Moulinsart, Hergé Le Lotus Bleu (1936)Many people will have read The Adventures of Tintin comic series by the Belgian cartoonist, Georges Rémi. Famous during his lifetime, the artist is more commonly known as Hergé. He would have been pleased to know that his initial cover for the album Le Lotus Bleu would be estimated at 2 to 3 M euros. The artwork will be exhibited in Artcurial’s gallery in Monaco until September 11th, in Brussels from September 22nd to October 2nd and in Paris on November 19th and 20th, before being auctioned off on November 21st at Artcurial.

The artwork was a turning point for its artist’s career as it demonstrates a significant change and more assured sense of style. However, though this would become one of Hervé’s masterpieces, it was judged as too expensive to use as the cover of Le Lotus bleu in 1936. Therefore the publisher, Casterman, turned it down. As a result, Hervé gave his masterpiece to Casterman’s son who folded it and hid it away in his drawer.
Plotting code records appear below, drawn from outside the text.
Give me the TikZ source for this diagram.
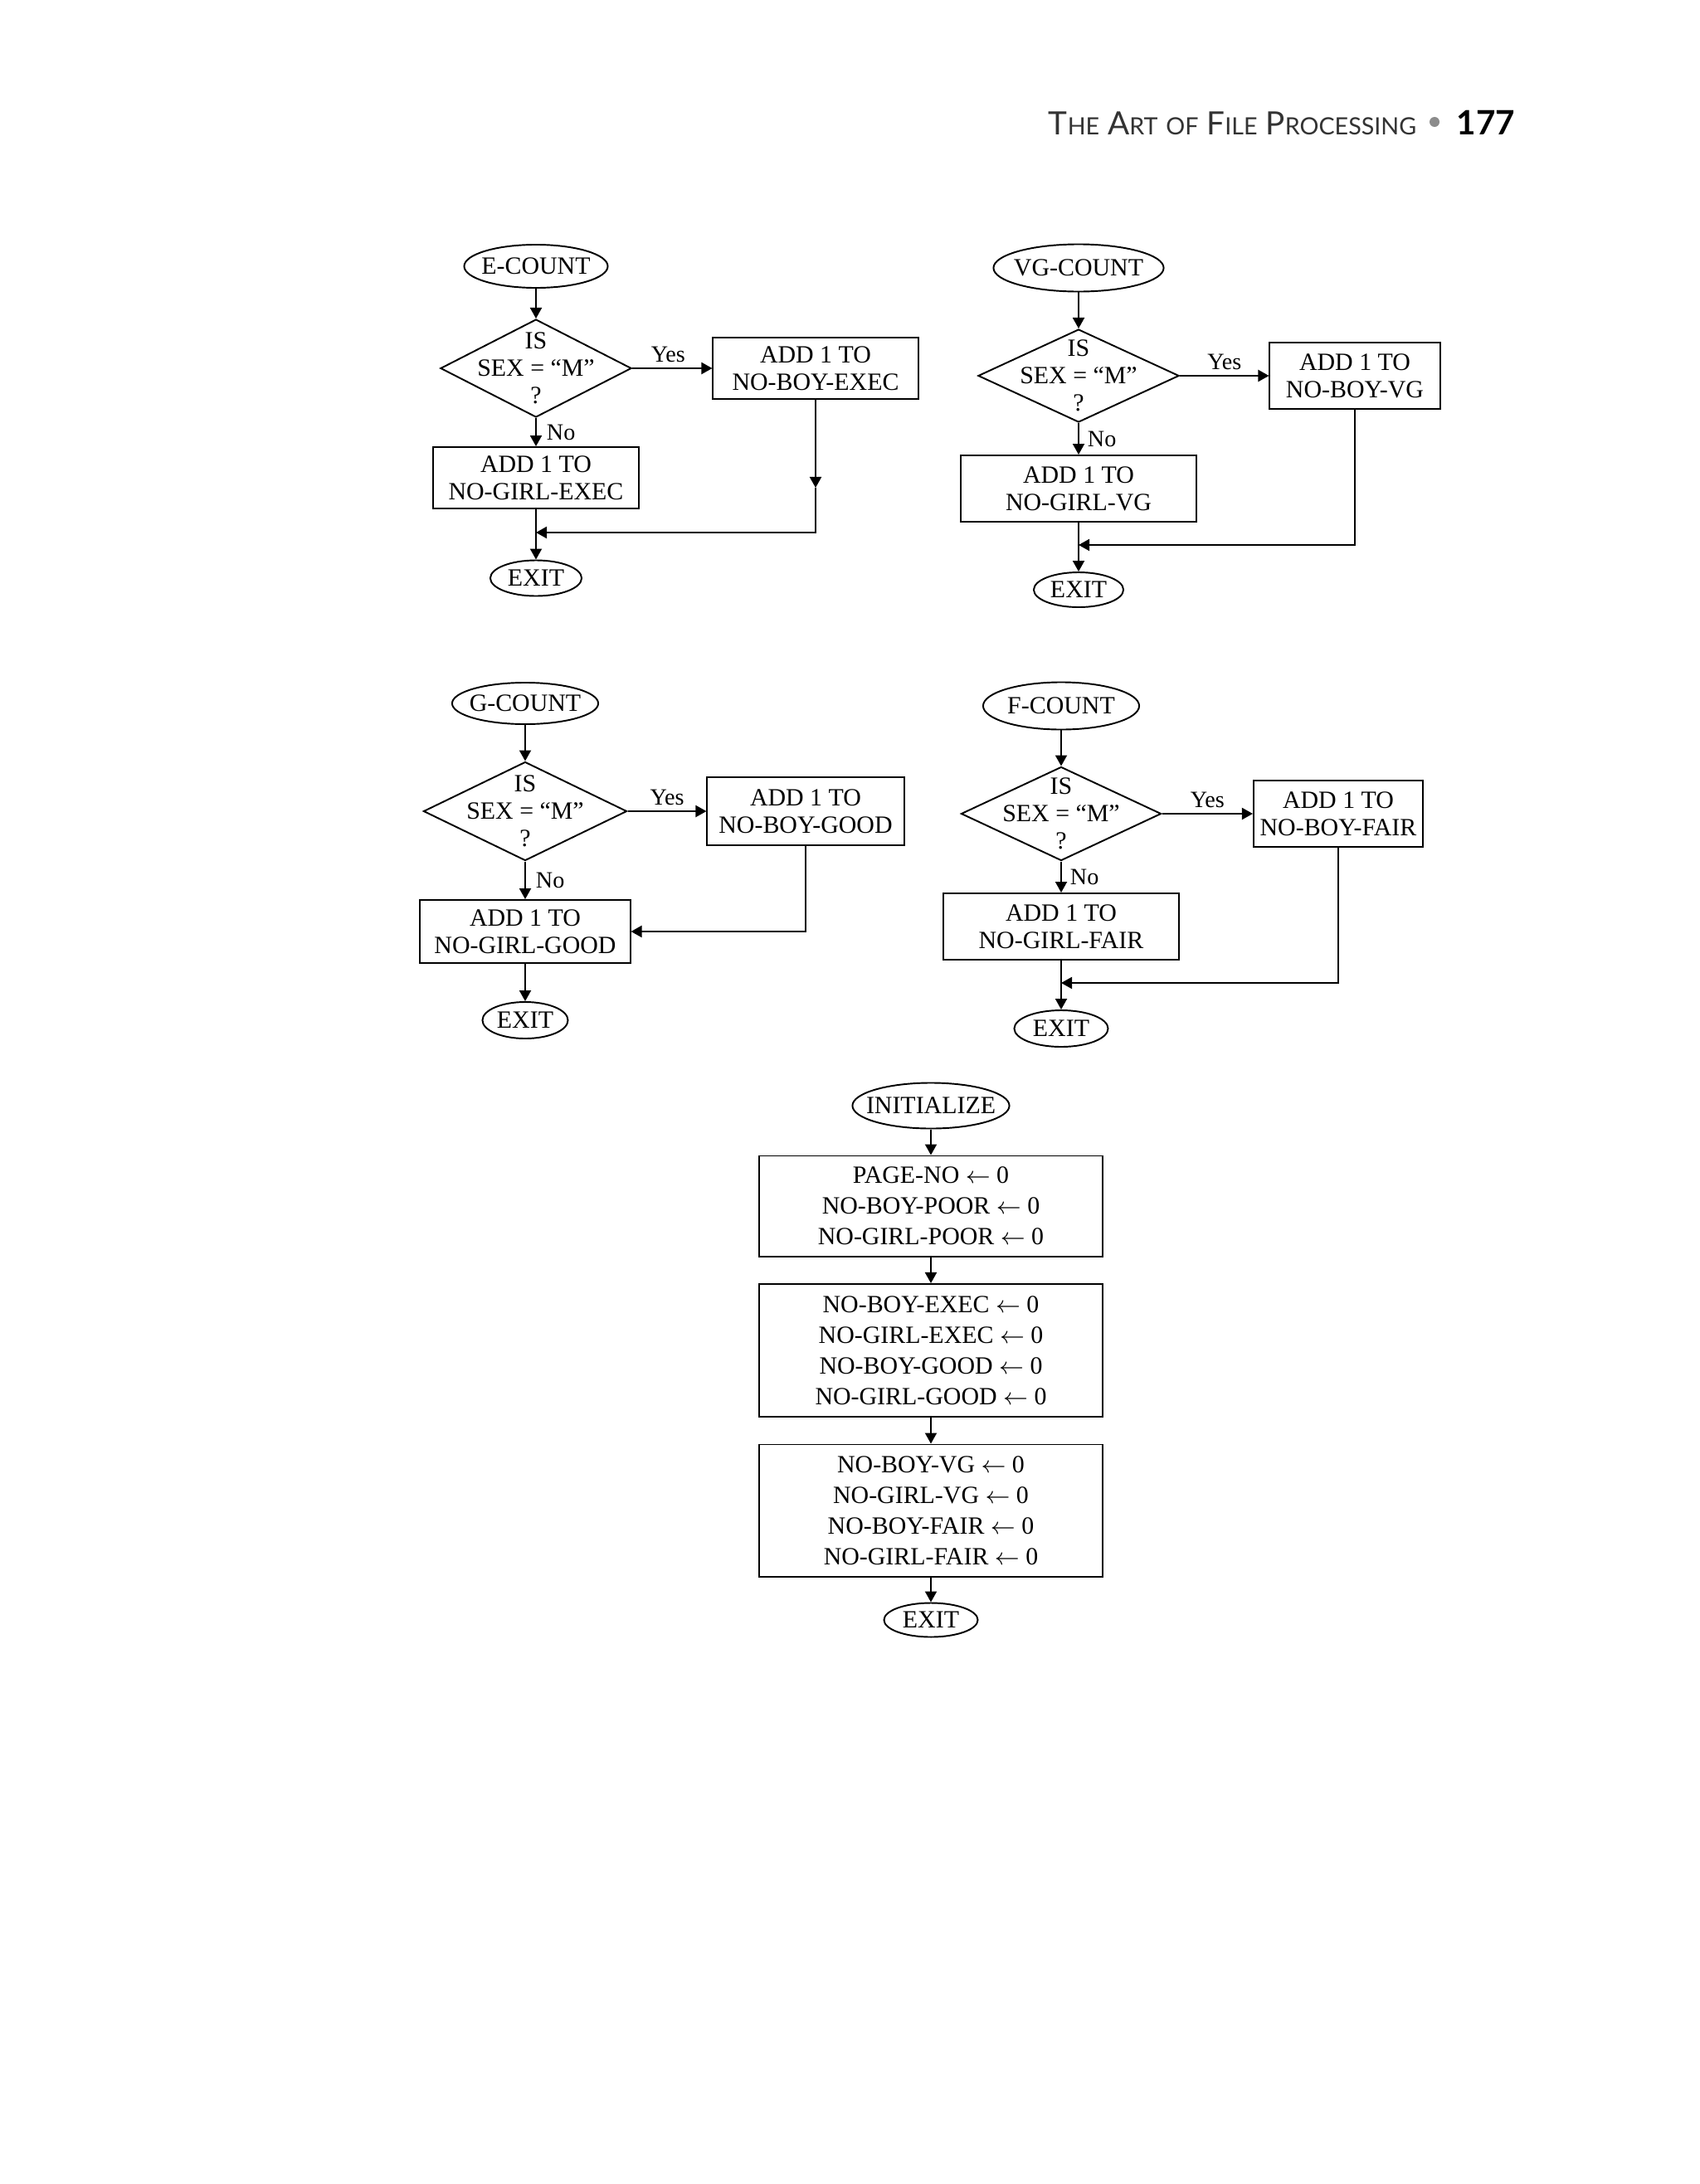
\documentclass[tikz,border=0pt]{standalone}
\usepackage{fontspec}
\setmainfont{Liberation Serif}
\newfontfamily\headfont{Lato}
\usetikzlibrary{shapes.geometric,arrows.meta}
\newcommand{\hdsc}[1]{{\fontsize{8.15}{9}\selectfont #1}}

\begin{document}
\begin{tikzpicture}[x=0.01cm, y=-0.01cm, line width=0.55pt,
            every node/.style={font=\fontsize{8.5}{9.4}\selectfont},
            terminal/.style={shape=ellipse, draw, inner xsep=-0.2cm, inner ysep=0pt},
            decision/.style={shape=diamond, draw, align=center, inner xsep=-0.5cm, inner ysep=-0.4cm},
            process/.style={shape=rectangle, draw, align=center, inner sep=0pt},
            initbox/.style={process, font=\fontsize{8.5}{10.5}\selectfont},
            answer/.style={inner sep=0pt, font=\fontsize{8}{9.6}\selectfont},
            flow/.style={-{Triangle[length=1.3mm, width=1.4mm]}}
        ]
        \path[fill=white] (0,0) rectangle (2048,2633);
        \useasboundingbox (0,0) rectangle (2048,2633);

        % running head
        \node[anchor=base west, inner sep=0pt, text=black!80,
              font=\headfont\fontsize{11}{12}\selectfont] (runhead) at (1263,162)
              {T\hdsc{HE} A\hdsc{RT} \hdsc{OF} F\hdsc{ILE} P\hdsc{ROCESSING}};
        \node[circle, fill=black!45, inner sep=0pt, minimum size=0.12cm] (bullet) at (1729,147) {};
        \node[anchor=base east, inner sep=0pt,
              font=\headfont\bfseries\fontsize{11.5}{13}\selectfont] (folio) at (1827,162) {177};

        % E-COUNT
        \begin{scope}
            \node[terminal, minimum width=1.73cm, minimum height=0.52cm] (ecount) at (646,321) {E-COUNT};
            \node[decision, minimum width=2.30cm, minimum height=1.18cm] (etest) at (646,444) {IS\\SEX = ``M''\\?};
            \node[process, minimum width=2.47cm, minimum height=0.74cm] (eboy) at (983,444) {ADD 1 TO\\NO-BOY-EXEC};
            \node[process, minimum width=2.47cm, minimum height=0.74cm] (egirl) at (646,576) {ADD 1 TO\\NO-GIRL-EXEC};
            \node[terminal, minimum width=1.10cm, minimum height=0.43cm] (eexit) at (646,697) {EXIT};
            \coordinate (emark) at (983,588);
            \coordinate (ejoin) at (646,642);

            \draw[flow] (ecount) -- (etest);
            \draw[flow] (etest) -- node[answer, above=0.06cm, xshift=-0.05cm] (eyes) {Yes} (eboy);
            \draw[flow] (etest) -- node[answer, right=0.12cm] (eno) {No} (egirl);
            \draw[flow] (egirl) -- (eexit);
            \draw[flow] (eboy) -- (emark);
            \draw[flow] (emark) |- (ejoin);
        \end{scope}

        % VG-COUNT
        \begin{scope}
            \node[terminal, minimum width=2.05cm, minimum height=0.57cm] (vgcount) at (1300,323) {VG-COUNT};
            \node[decision, minimum width=2.42cm, minimum height=1.12cm] (vgtest) at (1300,453) {IS\\SEX = ``M''\\?};
            \node[process, minimum width=2.05cm, minimum height=0.80cm] (vgboy) at (1633,453) {ADD 1 TO\\NO-BOY-VG};
            \node[process, minimum width=2.84cm, minimum height=0.80cm] (vggirl) at (1300,589) {ADD 1 TO\\NO-GIRL-VG};
            \node[terminal, minimum width=1.08cm, minimum height=0.42cm] (vgexit) at (1300,711) {EXIT};
            \coordinate (vgjoin) at (1300,657);

            \draw[flow] (vgcount) -- (vgtest);
            \draw[flow] (vgtest) -- node[answer, above=0.06cm] (vgyes) {Yes} (vgboy);
            \draw[flow] (vgtest) -- node[answer, right=0.1cm] (vgno) {No} (vggirl);
            \draw[flow] (vggirl) -- (vgexit);
            \draw[flow] (vgboy) |- (vgjoin);
        \end{scope}

        % G-COUNT
        \begin{scope}
            \node[terminal, minimum width=1.76cm, minimum height=0.50cm] (gcount) at (633,848) {G-COUNT};
            \node[decision, minimum width=2.45cm, minimum height=1.19cm] (gtest) at (633,978) {IS\\SEX = ``M''\\?};
            \node[process, minimum width=2.37cm, minimum height=0.82cm] (gboy) at (971,978) {ADD 1 TO\\NO-BOY-GOOD};
            \node[process, minimum width=2.53cm, minimum height=0.76cm] (ggirl) at (633,1123) {ADD 1 TO\\NO-GIRL-GOOD};
            \node[terminal, minimum width=1.03cm, minimum height=0.44cm] (gexit) at (633,1230) {EXIT};

            \draw[flow] (gcount) -- (gtest);
            \draw[flow] (gtest) -- node[answer, above=0.06cm] (gyes) {Yes} (gboy);
            \draw[flow] (gtest) -- node[answer, right=0.12cm] (gno) {No} (ggirl);
            \draw[flow] (ggirl) -- (gexit);
            \draw[flow] (gboy) |- (ggirl);
        \end{scope}

        % F-COUNT
        \begin{scope}
            \node[terminal, minimum width=1.88cm, minimum height=0.57cm] (fcount) at (1279,851) {F-COUNT};
            \node[decision, minimum width=2.41cm, minimum height=1.13cm] (ftest) at (1279,981) {IS\\SEX = ``M''\\?};
            \node[process, minimum width=2.04cm, minimum height=0.80cm] (fboy) at (1613,981) {ADD 1 TO\\NO-BOY-FAIR};
            \node[process, minimum width=2.84cm, minimum height=0.80cm] (fgirl) at (1279,1117) {ADD 1 TO\\NO-GIRL-FAIR};
            \node[terminal, minimum width=1.13cm, minimum height=0.44cm] (fexit) at (1279,1240) {EXIT};
            \coordinate (fjoin) at (1279,1185);

            \draw[flow] (fcount) -- (ftest);
            \draw[flow] (ftest) -- node[answer, above=0.06cm] (fyes) {Yes} (fboy);
            \draw[flow] (ftest) -- node[answer, right=0.1cm] (fno) {No} (fgirl);
            \draw[flow] (fgirl) -- (fexit);
            \draw[flow] (fboy) |- (fjoin);
        \end{scope}

        % INITIALIZE
        \begin{scope}
            \node[terminal, minimum width=1.89cm, minimum height=0.55cm] (init) at (1122,1333) {INITIALIZE};
            \node[initbox, minimum width=4.13cm, minimum height=1.21cm] (initpage) at (1122,1454)
                {PAGE-NO $\leftarrow$ 0\\NO-BOY-POOR $\leftarrow$ 0\\NO-GIRL-POOR $\leftarrow$ 0};
            \node[initbox, minimum width=4.13cm, minimum height=1.60cm] (initexgd) at (1122,1628)
                {NO-BOY-EXEC $\leftarrow$ 0\\NO-GIRL-EXEC $\leftarrow$ 0\\NO-BOY-GOOD $\leftarrow$ 0\\NO-GIRL-GOOD $\leftarrow$ 0};
            \node[initbox, minimum width=4.13cm, minimum height=1.59cm] (initvgfr) at (1122,1821)
                {NO-BOY-VG $\leftarrow$ 0\\NO-GIRL-VG $\leftarrow$ 0\\NO-BOY-FAIR $\leftarrow$ 0\\NO-GIRL-FAIR $\leftarrow$ 0};
            \node[terminal, minimum width=1.13cm, minimum height=0.41cm] (initexit) at (1122,1953) {EXIT};

            \draw[flow] (init) -- (initpage);
            \draw[flow] (initpage) -- (initexgd);
            \draw[flow] (initexgd) -- (initvgfr);
            \draw[flow] (initvgfr) -- (initexit);
        \end{scope}
    \end{tikzpicture}
\end{document}
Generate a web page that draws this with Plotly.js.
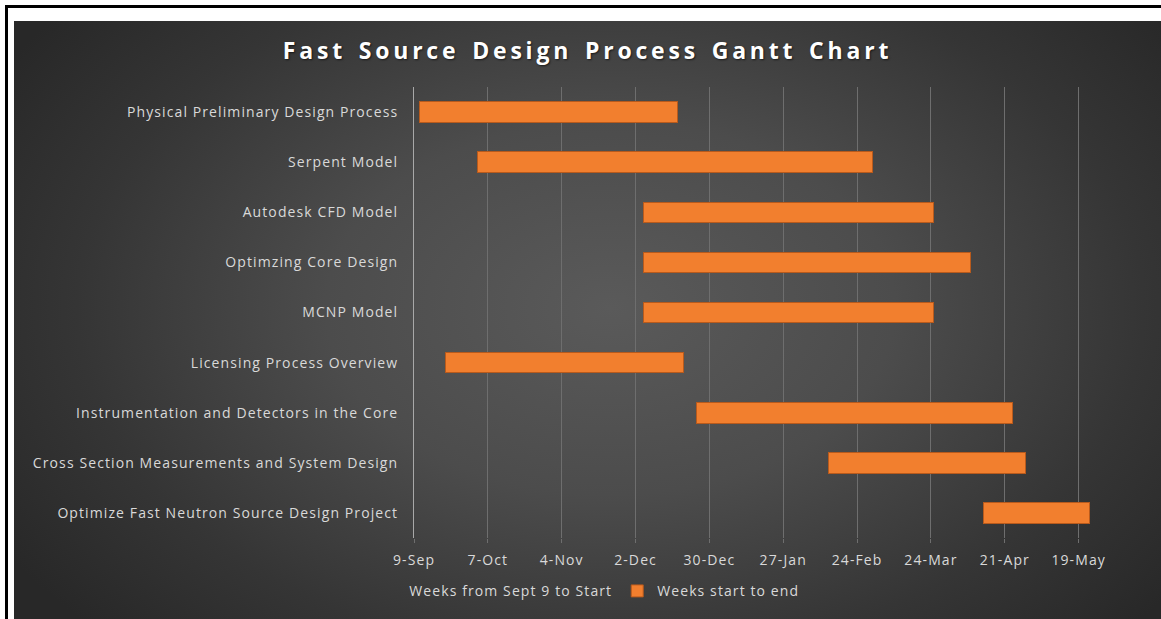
<!DOCTYPE html>
<html>
<head>
<meta charset="utf-8">
<script src="https://cdn.plot.ly/plotly-3.0.1.min.js"></script>
<style>
  html, body { margin: 0; padding: 0; background: #ffffff; width: 1161px; height: 619px; overflow: hidden; }
  #frame { position: absolute; left: 5px; top: 5px; width: 1156px; height: 614px;
           border-left: 3px solid #000; border-top: 3px solid #000; box-sizing: border-box; background: #fff; }
  #chart { position: absolute; left: 14px; top: 21px; width: 1147px; height: 598px;
           background: radial-gradient(ellipse 62% 78% at 52% 48%, #5a5a5a 0%, #4c4c4c 40%, #353535 75%, #282828 100%); }
  .gtitle { letter-spacing: 3.8px; word-spacing: 3px; }
  .xtick text, .ytick text, .legendtext { letter-spacing: 1.1px; }
</style>
</head>
<body>
<div id="frame"></div>
<div id="chart"></div>
<script>
// Tasks (top to bottom)
const tasks = [
  "Physical Preliminary Design Process",
  "Serpent Model",
  "Autodesk CFD Model",
  "Optimzing Core Design",
  "MCNP Model",
  "Licensing Process Overview",
  "Instrumentation and Detectors in the Core",
  "Cross Section Measurements and System Design",
  "Optimize Fast Neutron Source Design Project"
];
// Days from Sept 9 to start
const startDays = [2, 24, 87, 87, 87, 12, 107, 157, 216];
// Duration in days (start to end)
const durationDays = [98, 150, 110, 124, 110, 90, 120, 75, 40];
// Axis ticks (days from Sept 9) and labels
const tickDays = [0, 28, 56, 84, 112, 140, 168, 196, 224, 252];
const tickLabels = ["9-Sep", "7-Oct", "4-Nov", "2-Dec", "30-Dec", "27-Jan", "24-Feb", "24-Mar", "21-Apr", "19-May"];
const seriesNames = ["Weeks from Sept 9 to Start", "Weeks start to end"];

const labelFont = { family: "Open Sans, sans-serif", size: 14, color: "#d9d9d9" };

const traces = [
  {
    type: "bar", orientation: "h", name: seriesNames[0],
    y: tasks, x: startDays,
    marker: { color: "rgba(0,0,0,0)", line: { width: 0 } },
    hoverinfo: "skip"
  },
  {
    type: "bar", orientation: "h", name: seriesNames[1],
    y: tasks, x: durationDays,
    marker: { color: "#f27f2e", line: { color: "#b85a1c", width: 1 } }
  }
];

const layout = {
  width: 1147, height: 598,
  paper_bgcolor: "rgba(0,0,0,0)",
  plot_bgcolor: "rgba(0,0,0,0)",
  margin: { l: 400, r: 56, t: 66, b: 75 },
  barmode: "stack",
  bargap: 0.59,
  title: {
    text: "Fast Source Design Process Gantt Chart",
    x: 0.5, xanchor: "center",
    y: 1 - 30 / 598, yanchor: "middle",
    font: { family: "Open Sans, sans-serif", size: 23, weight: "bold", color: "#ffffff",
            shadow: "1px 1px 2px rgba(0,0,0,0.6)" }
  },
  xaxis: {
    range: [0, 262],
    tickmode: "array", tickvals: tickDays, ticktext: tickLabels,
    showgrid: true, gridcolor: "#6e6e6e", gridwidth: 1,
    zeroline: false, showline: false,
    ticks: "outside", ticklen: 4, tickcolor: "#6e6e6e",
    tickfont: labelFont, ticklabelstandoff: 5
  },
  yaxis: {
    type: "category",
    autorange: "reversed",
    showgrid: false, zeroline: false,
    showline: true, linecolor: "#a8a8a8", linewidth: 1,
    ticks: "", tickfont: labelFont, ticklabelstandoff: 12
  },
  showlegend: true,
  legend: {
    orientation: "h", x: 0.25, xanchor: "center",
    y: -54 / 457, yanchor: "middle",
    font: { family: "Open Sans, sans-serif", size: 14, color: "#d9d9d9" },
    bgcolor: "rgba(0,0,0,0)", traceorder: "normal"
  },
  hovermode: false
};

Plotly.newPlot("chart", traces, layout, { displayModeBar: false, staticPlot: true });
</script>
</body>
</html>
Inspired by Tchang Tchong-Jen, the cover is made with Indian ink, watercolour, and gouache on paper.  Eric Leroy, a comic strip expert at Artcurial, has described the impact of Hervé and Tchang Tchong-Jen’s friendship: “It allowed the artist to discover a remarkable fluidity and freedom evident in his treatment of light and dark, through the brushstrokes he used for form and space, expressing the evolution of Hergé’s thinking and Taoism. » 

Having acknowledge the artwork as a genuine masterpiece, the auction house Artcurial recuperated the piece. Auctioning it off on November 21st, Artcurial already holds eight of ten auction prices for Hergé works. It actually received the world record price in May 2014 for the inside cover pages of a Tintin album, so the sale of this genuine artwork promises to provoke the fans of the ninth art.  

Artcurial, founded in 2002, is one of the leading auction house in France. With specialities ranging from street art, design, collector’s cars, jewelries, watches, to fine wines and spirits, the auction house has now gained international success. Their sales principally take place in Paris and Monaco, and they regularly hold exhibitions in Belgium, Germany, Italy, and Austria.